Is the process of voluntary application the same for all the organisations that do it?
Ed Humpherson: "I'd say it's the same philosophy. So trustworthiness is about the processes that ensure the statistics are free from vested interest. Quality is about ensuring the data themselves a reasonable representation of what they're attempting to measure. And value is about what it is for, what’s the purpose of this information?"
Penny Babb: “One of the challenges that organisations face where they're looking to bring in awareness, understanding and acceptance of our framework, the three pillars, is raising awareness at the highest level and getting that buy in. So for the Scottish Fiscal Commission, it was embraced right from the outset. They saw as they created their organisation that this was an important framework that would help the deliver their analysis. For others, there are established organisations trying to bring in and raise awareness of the frameworks.”

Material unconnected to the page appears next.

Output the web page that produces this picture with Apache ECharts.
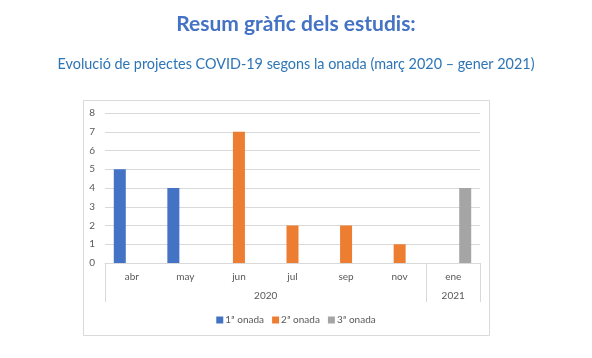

Can organisations apply these pillars quickly?
Penny Babb: “Absolutely. The critical things is analysts and producer teams recognising how what they're already doing reflects the pillars. And as they become more familiar with what the pillars mean, it helps them see what more they can be doing, how else they could do different activities.
“That’s the ongoing benefit of this: seeing alternative way of doing the work that you do, how you're delivering it, the conversations that you have, how you can improve the information that you're gathering, and how you can better communicate it. All of that is an ongoing activity. It's not a one off, you have embrace it in the way that you work. That's something they can do immediately, and they can continue to apply and develop and improve."